To do this, you first need to add the "is json" check constraint to the column. Then add the index:
alter table stage_usermem add constraint j check ( userrolemem_json is json );
create search index stage_usermem_ji on stage_usermem (userrolemem_json) for json;
But if roles appear in most/all the documents, adding this will give little or no benefit:
set serveroutput off
SELECT /*+ gather_plan_statistics */COUNT(1)
FROM STAGE_USERMEM o,
json_table(userrolemem_json, '$'
COLUMNS
(
NESTED PATH '$.user_mem_dtls.user_role_mem[*]'
COLUMNS (role_id VARCHAR2(32 CHAR) PATH '$.role_id',
role_name VARCHAR2(20 CHAR) PATH '$.role_name')
)
) t
WHERE t.role_name='DummyRole1';
select * from table(dbms_xplan.display_cursor(null, null, 'IOSTATS LAST'));
Plan hash value: 2625201623
------------------------------------------------------------------------------------------------------------
| Id | Operation | Name | Starts | E-Rows | A-Rows | A-Time | Buffers | Reads |
------------------------------------------------------------------------------------------------------------
| 0 | SELECT STATEMENT | | 1 | | 1 |00:00:01.97 | 20134 | 20000 |
| 1 | SORT AGGREGATE | | 1 | 1 | 1 |00:00:01.97 | 20134 | 20000 |
| 2 | NESTED LOOPS | | 1 | 10000 | 10000 |00:00:02.01 | 20134 | 20000 |
| 3 | TABLE ACCESS FULL | STAGE_USERMEM | 1 | 10000 | 10000 |00:00:00.02 | 134 | 0 |
| 4 | JSONTABLE EVALUATION | | 10000 | | 10000 |00:00:01.93 | 20000 | 20000 |
------------------------------------------------------------------------------------------------------------
Note
-----
- statistics feedback used for this statement
alter table stage_usermem add constraint j check ( userrolemem_json is json );
create search index stage_usermem_ji on stage_usermem (userrolemem_json) for json;
SELECT /*+ gather_plan_statistics */COUNT(1)
FROM STAGE_USERMEM o,
json_table(userrolemem_json, '$'
COLUMNS
(
NESTED PATH '$.user_mem_dtls.user_role_mem[*]'
COLUMNS (role_id VARCHAR2(32 CHAR) PATH '$.role_id',
role_name VARCHAR2(20 CHAR) PATH '$.role_name')
)
) t
WHERE t.role_name='DummyRole1';
select * from table(dbms_xplan.display_cursor(null, null, 'IOSTATS LAST'));
Plan hash value: 3790423225
---------------------------------------------------------------------------------------------------------------------
| Id | Operation | Name | Starts | E-Rows | A-Rows | A-Time | Buffers | Reads |
---------------------------------------------------------------------------------------------------------------------
| 0 | SELECT STATEMENT | | 1 | | 1 |00:00:02.07 | 21148 | 20877 |
| 1 | SORT AGGREGATE | | 1 | 1 | 1 |00:00:02.07 | 21148 | 20877 |
| 2 | NESTED LOOPS | | 1 | 408 | 10000 |00:00:01.96 | 21148 | 20877 |
| 3 | TABLE ACCESS BY INDEX ROWID| STAGE_USERMEM | 1 | 5 | 10000 |00:00:00.06 | 1147 | 877 |
|* 4 | DOMAIN INDEX | STAGE_USERMEM_JI | 1 | | 10000 |00:00:00.03 | 1020 | 877 |
| 5 | JSONTABLE EVALUATION | | 10000 | | 10000 |00:00:01.84 | 20001 | 20000 |
---------------------------------------------------------------------------------------------------------------------
Predicate Information (identified by operation id):
---------------------------------------------------
4 - access("CTXSYS"."CONTAINS"("O"."USERROLEMEM_JSON",'{DummyRole1} INPATH
(/user_mem_dtls/user_role_mem/role_name)')>0)
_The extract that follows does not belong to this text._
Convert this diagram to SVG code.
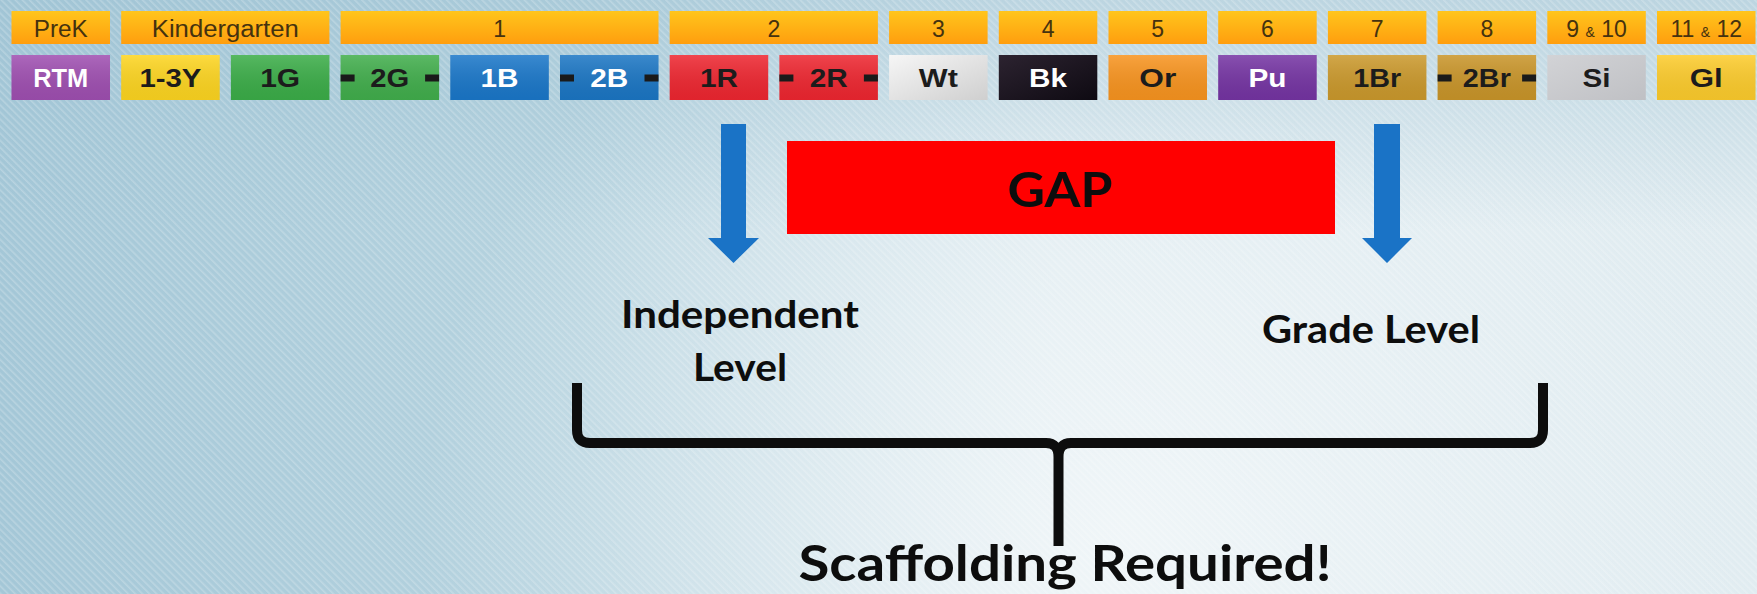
<svg xmlns="http://www.w3.org/2000/svg" width="1757" height="594" viewBox="0 0 1757 594">
  <defs>
    <linearGradient id="bgH" x1="0" y1="0" x2="1757" y2="0" gradientUnits="userSpaceOnUse">
      <stop offset="0" stop-color="#a4c7d7"/>
      <stop offset="0.33" stop-color="#b6d3df"/>
      <stop offset="0.6" stop-color="#dae8ee"/>
      <stop offset="1" stop-color="#dfebf0"/>
    </linearGradient>
    <radialGradient id="bgR" cx="1120" cy="540" r="700" gradientUnits="userSpaceOnUse">
      <stop offset="0" stop-color="#f2f7f9" stop-opacity="0.9"/>
      <stop offset="1" stop-color="#f2f7f9" stop-opacity="0"/>
    </radialGradient>
    <linearGradient id="bgTop" x1="0" y1="0" x2="0" y2="230" gradientUnits="userSpaceOnUse">
      <stop offset="0" stop-color="#9fc3d4" stop-opacity="0.55"/>
      <stop offset="1" stop-color="#9fc3d4" stop-opacity="0"/>
    </linearGradient>
    <pattern id="stripes" width="5" height="5" patternUnits="userSpaceOnUse" patternTransform="rotate(-45)">
      <rect x="0" y="0" width="1.6" height="5" fill="#ffffff" fill-opacity="0.22"/>
    </pattern>
    <linearGradient id="hdr" x1="0" y1="0" x2="0" y2="1">
      <stop offset="0" stop-color="#ffc51c"/>
      <stop offset="1" stop-color="#ff9e0e"/>
    </linearGradient>
    <linearGradient id="shine" x1="0" y1="0" x2="0" y2="1">
      <stop offset="0" stop-color="#ffffff" stop-opacity="0.14"/>
      <stop offset="1" stop-color="#000000" stop-opacity="0.06"/>
    </linearGradient>
    <linearGradient id="gWt" x1="0" y1="0" x2="1" y2="1">
      <stop offset="0" stop-color="#f6f6f6"/>
      <stop offset="1" stop-color="#cfcfcf"/>
    </linearGradient>
    <linearGradient id="gBk" x1="0" y1="0" x2="1" y2="1">
      <stop offset="0" stop-color="#2c2330"/>
      <stop offset="1" stop-color="#0e0a12"/>
    </linearGradient>
    <linearGradient id="gSi" x1="0" y1="0" x2="1" y2="1">
      <stop offset="0" stop-color="#d2d3d6"/>
      <stop offset="1" stop-color="#bfc0c4"/>
    </linearGradient>
    <style>
      .hdr { fill: url(#hdr); }
      .ht { font-family: "Liberation Sans", Arial, sans-serif; font-size: 23px; fill: #45320f; text-anchor: middle; }
      .bt { font-family: "Liberation Sans", Arial, sans-serif; font-size: 25px; font-weight: bold; fill: #1c1c1c; text-anchor: middle; }
      .wt { fill: #ffffff; }
      .dash { fill: #1a1a1a; }
      .big { font-family: Lato, "Open Sans", sans-serif; font-weight: bold; fill: #0d0d0d; text-anchor: middle; }
      .arrow { fill: #1a73c6; }
      .brace { fill: none; stroke: #0d0d0d; stroke-width: 10; stroke-linejoin: round; }
    </style>
  </defs>

  <!-- background -->
  <rect x="0" y="0" width="1757" height="594" fill="url(#bgH)"/>
  <rect x="0" y="0" width="1757" height="594" fill="url(#bgR)"/>
  <rect x="0" y="0" width="1757" height="594" fill="url(#bgTop)"/>
  <rect x="0" y="0" width="1757" height="594" fill="url(#stripes)"/>

  <!-- grade headers -->
  <g id="grade-headers">
    <g id="h-prek"><rect class="hdr" x="11.5" y="11" width="98.5" height="33"/><text class="ht" x="60.75" y="37" textLength="54" lengthAdjust="spacingAndGlyphs">PreK</text></g>
    <g id="h-k"><rect class="hdr" x="121.2" y="11" width="208.2" height="33"/><text class="ht" x="225.3" y="37" textLength="147" lengthAdjust="spacingAndGlyphs">Kindergarten</text></g>
    <g id="h-1"><rect class="hdr" x="340.6" y="11" width="317.9" height="33"/><text class="ht" x="499.55" y="37">1</text></g>
    <g id="h-2"><rect class="hdr" x="669.7" y="11" width="208.2" height="33"/><text class="ht" x="773.8" y="37">2</text></g>
    <g id="h-3"><rect class="hdr" x="889.1" y="11" width="98.5" height="33"/><text class="ht" x="938.35" y="37">3</text></g>
    <g id="h-4"><rect class="hdr" x="998.8" y="11" width="98.5" height="33"/><text class="ht" x="1048.05" y="37">4</text></g>
    <g id="h-5"><rect class="hdr" x="1108.5" y="11" width="98.5" height="33"/><text class="ht" x="1157.75" y="37">5</text></g>
    <g id="h-6"><rect class="hdr" x="1218.2" y="11" width="98.5" height="33"/><text class="ht" x="1267.45" y="37">6</text></g>
    <g id="h-7"><rect class="hdr" x="1327.9" y="11" width="98.5" height="33"/><text class="ht" x="1377.15" y="37">7</text></g>
    <g id="h-8"><rect class="hdr" x="1437.6" y="11" width="98.5" height="33"/><text class="ht" x="1486.85" y="37">8</text></g>
    <g id="h-9-10"><rect class="hdr" x="1547.3" y="11" width="98.5" height="33"/><text class="ht" x="1596.55" y="37">9 <tspan font-size="14">&amp;</tspan> 10</text></g>
    <g id="h-11-12"><rect class="hdr" x="1657" y="11" width="98.5" height="33"/><text class="ht" x="1706.25" y="37">11 <tspan font-size="14">&amp;</tspan> 12</text></g>
  </g>

  <!-- level boxes -->
  <g id="levels">
    <g id="l-rtm"><rect x="11.5" y="55" width="98.5" height="45" fill="#9f4fb1"/><rect x="11.5" y="55" width="98.5" height="45" fill="url(#shine)"/><text class="bt wt" x="60.75" y="87" textLength="55" lengthAdjust="spacingAndGlyphs">RTM</text></g>
    <g id="l-13y"><rect x="121.2" y="55" width="98.5" height="45" fill="#fdd520"/><rect x="121.2" y="55" width="98.5" height="45" fill="url(#shine)"/><text class="bt" x="170.45" y="87" textLength="62" lengthAdjust="spacingAndGlyphs">1-3Y</text></g>
    <g id="l-1g"><rect x="230.9" y="55" width="98.5" height="45" fill="#3bad48"/><rect x="230.9" y="55" width="98.5" height="45" fill="url(#shine)"/><text class="bt" x="280.15" y="87" textLength="40" lengthAdjust="spacingAndGlyphs">1G</text></g>
    <g id="l-2g"><rect x="340.6" y="55" width="98.5" height="45" fill="#41ae4c"/><rect x="340.6" y="55" width="98.5" height="45" fill="url(#shine)"/><rect class="dash" x="340.6" y="74.5" width="14" height="7"/><rect class="dash" x="425.1" y="74.5" width="14" height="7"/><text class="bt" x="389.85" y="87" textLength="39" lengthAdjust="spacingAndGlyphs">2G</text></g>
    <g id="l-1b"><rect x="450.3" y="55" width="98.5" height="45" fill="#1a77c9"/><rect x="450.3" y="55" width="98.5" height="45" fill="url(#shine)"/><text class="bt wt" x="499.55" y="87" textLength="38" lengthAdjust="spacingAndGlyphs">1B</text></g>
    <g id="l-2b"><rect x="560" y="55" width="98.5" height="45" fill="#1b76c4"/><rect x="560" y="55" width="98.5" height="45" fill="url(#shine)"/><rect class="dash" x="560" y="74.5" width="14" height="7"/><rect class="dash" x="644.5" y="74.5" width="14" height="7"/><text class="bt wt" x="609.25" y="87" textLength="38" lengthAdjust="spacingAndGlyphs">2B</text></g>
    <g id="l-1r"><rect x="669.7" y="55" width="98.5" height="45" fill="#ee2630"/><rect x="669.7" y="55" width="98.5" height="45" fill="url(#shine)"/><text class="bt" x="718.95" y="87" fill="#3a0b0b" textLength="38" lengthAdjust="spacingAndGlyphs">1R</text></g>
    <g id="l-2r"><rect x="779.4" y="55" width="98.5" height="45" fill="#ee2630"/><rect x="779.4" y="55" width="98.5" height="45" fill="url(#shine)"/><rect class="dash" x="779.4" y="74.5" width="14" height="7"/><rect class="dash" x="863.9" y="74.5" width="14" height="7"/><text class="bt" x="828.65" y="87" textLength="38" lengthAdjust="spacingAndGlyphs">2R</text></g>
    <g id="l-wt"><rect x="889.1" y="55" width="98.5" height="45" fill="url(#gWt)"/><text class="bt" x="938.35" y="87" fill="#333" textLength="39" lengthAdjust="spacingAndGlyphs">Wt</text></g>
    <g id="l-bk"><rect x="998.8" y="55" width="98.5" height="45" fill="url(#gBk)"/><text class="bt wt" x="1048.05" y="87" textLength="38" lengthAdjust="spacingAndGlyphs">Bk</text></g>
    <g id="l-or"><rect x="1108.5" y="55" width="98.5" height="45" fill="#f8941f"/><rect x="1108.5" y="55" width="98.5" height="45" fill="url(#shine)"/><text class="bt" x="1157.75" y="87" textLength="37" lengthAdjust="spacingAndGlyphs">Or</text></g>
    <g id="l-pu"><rect x="1218.2" y="55" width="98.5" height="45" fill="#7534a3"/><rect x="1218.2" y="55" width="98.5" height="45" fill="url(#shine)"/><text class="bt wt" x="1267.45" y="87" textLength="38" lengthAdjust="spacingAndGlyphs">Pu</text></g>
    <g id="l-1br"><rect x="1327.9" y="55" width="98.5" height="45" fill="#cb992c"/><rect x="1327.9" y="55" width="98.5" height="45" fill="url(#shine)"/><text class="bt" x="1377.15" y="87" textLength="48" lengthAdjust="spacingAndGlyphs">1Br</text></g>
    <g id="l-2br"><rect x="1437.6" y="55" width="98.5" height="45" fill="#c99529"/><rect x="1437.6" y="55" width="98.5" height="45" fill="url(#shine)"/><rect class="dash" x="1437.6" y="74.5" width="14" height="7"/><rect class="dash" x="1522.1" y="74.5" width="14" height="7"/><text class="bt" x="1486.85" y="87" textLength="48" lengthAdjust="spacingAndGlyphs">2Br</text></g>
    <g id="l-si"><rect x="1547.3" y="55" width="98.5" height="45" fill="url(#gSi)"/><text class="bt" x="1596.55" y="87" fill="#2a2a2a" textLength="28" lengthAdjust="spacingAndGlyphs">Si</text></g>
    <g id="l-gl"><rect x="1657" y="55" width="98.5" height="45" fill="#fdcc2c"/><rect x="1657" y="55" width="98.5" height="45" fill="url(#shine)"/><text class="bt" x="1706.25" y="87" textLength="33" lengthAdjust="spacingAndGlyphs">Gl</text></g>
  </g>

  <!-- gap -->
  <g id="gap">
    <rect x="787" y="141" width="548" height="93" fill="#ff0000"/>
    <text class="big" x="1060" y="207" font-size="47" textLength="105" lengthAdjust="spacingAndGlyphs">GAP</text>
  </g>

  <!-- labels -->
  <g id="independent-level">
    <text class="big" x="740" y="328" font-size="38" textLength="238" lengthAdjust="spacingAndGlyphs">Independent</text>
    <text class="big" x="740" y="381" font-size="38" textLength="94" lengthAdjust="spacingAndGlyphs">Level</text>
  </g>
  <g id="grade-level">
    <text class="big" x="1371" y="343" font-size="38" textLength="218" lengthAdjust="spacingAndGlyphs">Grade Level</text>
  </g>
  <g id="scaffolding">
    <text class="big" x="1065" y="581" font-size="49" textLength="533" lengthAdjust="spacingAndGlyphs">Scaffolding Required!</text>
  </g>

  <!-- connectors -->
  <g id="connectors">
    <polygon class="arrow" points="721,124 746,124 746,238 759,238 733.5,263 708,238 721,238"/>
    <polygon class="arrow" points="1374,124 1400,124 1400,238 1412,238 1387,263 1362,238 1374,238"/>
    <path class="brace" d="M577,383 L577,430 Q577,443 590,443 L1046,443 Q1058.5,443 1058.5,457 L1058.5,546 M1058.5,457 Q1058.5,443 1071,443 L1530,443 Q1543,443 1543,430 L1543,383"/>
  </g>
</svg>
Notice that the value in the buffers column increases when using the index. So this makes the query do more work!
So if roles are common, you may be better suited to creating a materialized view over your query. Then querying that. For example:
create materialized view json_mv
as
SELECT t.role_name, COUNT(1)
FROM STAGE_USERMEM o,
json_table(userrolemem_json, '$'
COLUMNS
(
NESTED PATH '$.user_mem_dtls.user_role_mem[*]'
COLUMNS (role_id VARCHAR2(32 CHAR) PATH '$.role_id',
role_name VARCHAR2(20 CHAR) PATH '$.role_name')
)
) t
group by t.role_name;
select /*+ gather_plan_statistics */* from json_mv
where role_name = 'DummyRole1';
select * from table(dbms_xplan.display_cursor(null, null, 'IOSTATS LAST'));
Plan hash value: 445572365
------------------------------------------------------------------------------------------
| Id | Operation | Name | Starts | E-Rows | A-Rows | A-Time | Buffers |
------------------------------------------------------------------------------------------
| 0 | SELECT STATEMENT | | 1 | | 1 |00:00:00.01 | 9 |
|* 1 | MAT_VIEW ACCESS FULL| JSON_MV | 1 | 1 | 1 |00:00:00.01 | 9 |
------------------------------------------------------------------------------------------
Predicate Information (identified by operation id):
---------------------------------------------------
1 - filter("ROLE_NAME"='DummyRole1')
Note
-----
- dynamic statistics used: dynamic sampling (level=2)
Notice the buffers (work) has dropped drastically. You should see much quicker execution times too.
And of course, it's worth asking:
Do you
need to store the data as JSON? Can you use regular relational tables instead?
This makes indexing more straightforward.
And, if you look at the original plans closely, you'll see that most of the time goes on the "JSONTABLE EVALUATION" operation. i.e. converting your data from JSON to relational is where most of the time goes. Get rid of this and you could make your queries much faster.